Return all of the data exactly, with nothing left out but the pictures.

---

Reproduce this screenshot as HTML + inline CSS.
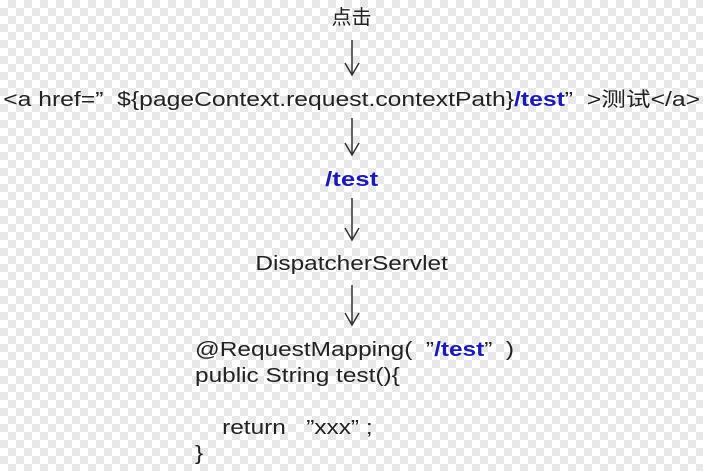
<!DOCTYPE html>
<html><head><meta charset="utf-8"><style>
html,body{margin:0;padding:0}
body{width:703px;height:471px;position:relative;overflow:hidden;
background-color:#fff;
background-image:linear-gradient(45deg,#e8e8e8 25%,transparent 25%,transparent 75%,#e8e8e8 75%),linear-gradient(45deg,#e8e8e8 25%,transparent 25%,transparent 75%,#e8e8e8 75%);
background-size:16px 16px;background-position:0 0,8px 8px;
font-family:"Liberation Sans","Noto Sans CJK SC",sans-serif;color:#222;font-size:20px}
.t{position:absolute;white-space:nowrap;line-height:26px;transform:scaleX(1.22)}
.c{left:0;width:703px;text-align:center;transform-origin:351px 0}
.l{transform-origin:0 0}
b{color:#1c1ca8}
svg{position:absolute;left:0;top:0}
</style></head><body>
<div class="t c" style="top:5px;transform:none">点击</div>
<div class="t c" style="top:87px;transform:scaleX(1.235)">&lt;a href=”&nbsp; ${pageContext.request.contextPath}<b>/test</b>”&nbsp; &gt;测试&lt;/a&gt;</div>
<div class="t c" style="top:167px;transform:scaleX(1.29)"><b>/test</b></div>
<div class="t c" style="top:251px">DispatcherServlet</div>
<div class="t l" style="left:195px;top:337px">@RequestMapping(&nbsp;&nbsp;”<b>/test</b>”&nbsp;&nbsp;)<br>public String test(){<br><br>&nbsp;&nbsp;&nbsp;&nbsp;return &nbsp;&nbsp;”xxx”&nbsp;;<br>}</div>
<svg width="703" height="471" stroke="#333" stroke-width="1.5" fill="none">
<path d="M352 40V75M345 63L352 75L359 63"/>
<path d="M352 118V155M345 143L352 155L359 143"/>
<path d="M352 198V240M345 228L352 240L359 228"/>
<path d="M352 285V325M345 313L352 325L359 313"/>
</svg>
</body></html>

---

◆ TASK SOLUTION
Reproduce this screenshot as HTML + inline CSS.
<!DOCTYPE html>
<html><head><meta charset="utf-8"><style>
html,body{margin:0;padding:0}
body{width:703px;height:471px;position:relative;overflow:hidden;
background-color:#fff;
background-image:linear-gradient(45deg,#e8e8e8 25%,transparent 25%,transparent 75%,#e8e8e8 75%),linear-gradient(45deg,#e8e8e8 25%,transparent 25%,transparent 75%,#e8e8e8 75%);
background-size:16px 16px;background-position:0 0,8px 8px;
font-family:"Liberation Sans","Noto Sans CJK SC",sans-serif;color:#222;font-size:20px}
.t{position:absolute;white-space:nowrap;line-height:26px;transform:scaleX(1.22)}
.c{left:0;width:703px;text-align:center;transform-origin:351px 0}
.l{transform-origin:0 0}
b{color:#1c1ca8}
svg{position:absolute;left:0;top:0}
</style></head><body>
<div class="t c" style="top:5px;transform:none">点击</div>
<div class="t c" style="top:87px;transform:scaleX(1.235)">&lt;a href=”&nbsp; ${pageContext.request.contextPath}<b>/test</b>”&nbsp; &gt;测试&lt;/a&gt;</div>
<div class="t c" style="top:167px;transform:scaleX(1.29)"><b>/test</b></div>
<div class="t c" style="top:251px">DispatcherServlet</div>
<div class="t l" style="left:195px;top:337px">@RequestMapping(&nbsp;&nbsp;”<b>/test</b>”&nbsp;&nbsp;)<br>public String test(){<br><br>&nbsp;&nbsp;&nbsp;&nbsp;return &nbsp;&nbsp;”xxx”&nbsp;;<br>}</div>
<svg width="703" height="471" stroke="#333" stroke-width="1.5" fill="none">
<path d="M352 40V75M345 63L352 75L359 63"/>
<path d="M352 118V155M345 143L352 155L359 143"/>
<path d="M352 198V240M345 228L352 240L359 228"/>
<path d="M352 285V325M345 313L352 325L359 313"/>
</svg>
</body></html>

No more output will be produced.